Historical continuity

The library has been heavily trafficked since its opening, Wittenborg says, adding that, counterintuitively, the libraries’ online collections and their use in the curriculum seem to be driving students in to see the originals—including what is believed to be George Washington’s personal copy of the Declaration of Independence. The attention the new building has brought UVA’s special collections is satisfying for Wittenborg, who says it is rather comforting for her to see the continuity of history reflected in the collections.
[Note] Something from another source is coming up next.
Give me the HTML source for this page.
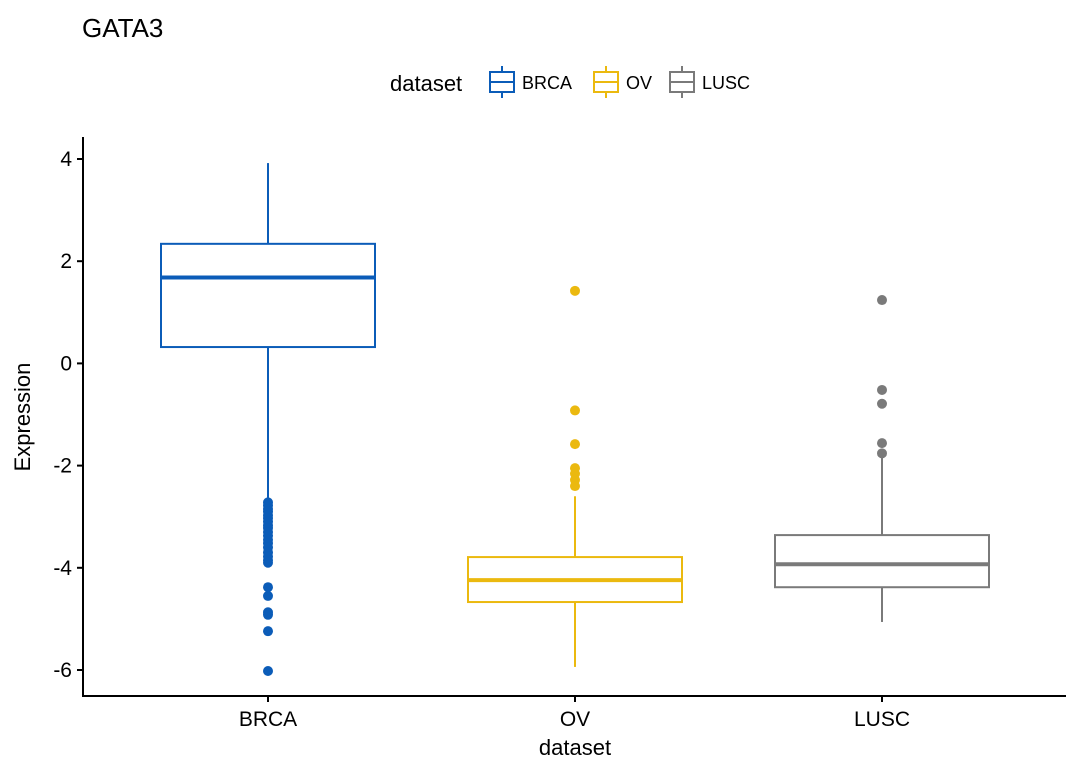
<!DOCTYPE html>
<html><head><meta charset="utf-8"><style>
body{margin:0;background:#fff;}
svg text{font-family:"Liberation Sans",Arial,sans-serif;fill:#000;}
</style></head><body>
<svg id="chart" width="1080" height="771" xmlns="http://www.w3.org/2000/svg">
<text x="82" y="37" font-size="26">GATA3</text>
<g id="legend"></g>
<g id="plot"></g>
<line x1="83" y1="137" x2="83" y2="697" stroke="#000" stroke-width="2"/>
<line x1="82" y1="696" x2="1066" y2="696" stroke="#000" stroke-width="2"/>
<text x="0" y="0" font-size="22" text-anchor="middle" transform="translate(30,417) rotate(-90)">Expression</text>
<text x="575" y="755" font-size="22" text-anchor="middle">dataset</text>
</svg>
<script>
const categories = ["BRCA", "OV", "LUSC"];
const colors = ["#0B5CB8", "#EBB90F", "#7A7A7A"];
const q1 = [0.32, -4.67, -4.38];
const medians = [1.68, -4.24, -3.93];
const q3 = [2.34, -3.79, -3.36];
const whiskerLow = [-2.7, -5.94, -5.06];
const whiskerHigh = [3.92, -2.6, -1.78];
const outliersBRCA = [-2.72,-2.78,-2.85,-2.9,-2.97,-3.03,-3.1,-3.17,-3.22,-3.3,-3.37,-3.45,-3.52,-3.6,-3.7,-3.78,-3.85,-3.9,-4.38,-4.55,-4.87,-4.92,-5.24,-6.02];
const outliersOV = [1.42,-0.92,-1.58,-2.05,-2.16,-2.28,-2.4];
const outliersLUSC = [1.24,-0.52,-0.79,-1.56,-1.76];
const outliers = [outliersBRCA, outliersOV, outliersLUSC];
const yTicks = [4, 2, 0, -2, -4, -6];

const NS = "http://www.w3.org/2000/svg";
const y = v => 363.4 - v * 51.1;
const x = i => 268 + i * 307;
const bw = 214;
const plot = document.getElementById("plot");
function mk(tag, attrs, parent) {
  const e = document.createElementNS(NS, tag);
  for (const k in attrs) e.setAttribute(k, attrs[k]);
  parent.appendChild(e);
  return e;
}
yTicks.forEach(t => {
  const tk = mk("line", {x1: 77, x2: 83, y1: y(t), y2: y(t), stroke: "#000", "stroke-width": 2}, plot);
  
  
  const lb = mk("text", {x: 72, y: y(t) + 7, "font-size": 21, "text-anchor": "end"}, plot);
  lb.textContent = t;
  
  
});
categories.forEach((c, i) => {
  const cx = x(i), col = colors[i];
  const g = mk("g", {}, plot);
  
  
  mk("line", {x1: cx, x2: cx, y1: y(q3[i]), y2: y(whiskerHigh[i]), stroke: col, "stroke-width": 2}, g);
  mk("line", {x1: cx, x2: cx, y1: y(q1[i]), y2: y(whiskerLow[i]), stroke: col, "stroke-width": 2}, g);
  mk("rect", {x: cx - bw/2, y: y(q3[i]), width: bw, height: y(q1[i]) - y(q3[i]), fill: "#fff", stroke: col, "stroke-width": 2}, g);
  mk("line", {x1: cx - bw/2, x2: cx + bw/2, y1: y(medians[i]), y2: y(medians[i]), stroke: col, "stroke-width": 4}, g);
  outliers[i].forEach(v => {
    const p = mk("circle", {cx: cx, cy: y(v), r: 5, fill: col}, g);
    
    
  });
  const tk = mk("line", {x1: cx, x2: cx, y1: 696, y2: 702, stroke: "#000", "stroke-width": 2}, plot);
  
  
  const lb = mk("text", {x: cx, y: 726, "font-size": 21, "text-anchor": "middle"}, plot);
  lb.textContent = c;
  
  
});
const lg = document.getElementById("legend");
const lt = mk("text", {x: 390, y: 91, "font-size": 22}, lg);
lt.textContent = "dataset";


const lx = [488, 592, 668];
categories.forEach((c, i) => {
  const g = mk("g", {}, lg);
  
  
  const kx = lx[i], col = colors[i];
  mk("line", {x1: kx + 14, x2: kx + 14, y1: 66, y2: 98, stroke: col, "stroke-width": 2}, g);
  mk("rect", {x: kx + 2, y: 72, width: 24, height: 20, fill: "#fff", stroke: col, "stroke-width": 2}, g);
  mk("line", {x1: kx + 2, x2: kx + 26, y1: 82, y2: 82, stroke: col, "stroke-width": 2}, g);
  const t = mk("text", {x: kx + 34, y: 89, "font-size": 18}, g);
  t.textContent = c;
});
</script>
</body></html>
She points to what she considers one of the library’s prize collections—the university board’s first minutes book. “Jefferson was the founder, also the rector and the secretary, so 75 percent of the minutes are in his hand,” she says, adding that the minutes hold three presidential signatures, of Jefferson, James Madison, and James Monroe. “In it you see that the issues are largely the same,” she says, “funding from the state, recruiting and retaining the best faculty, student discipline, and parking.”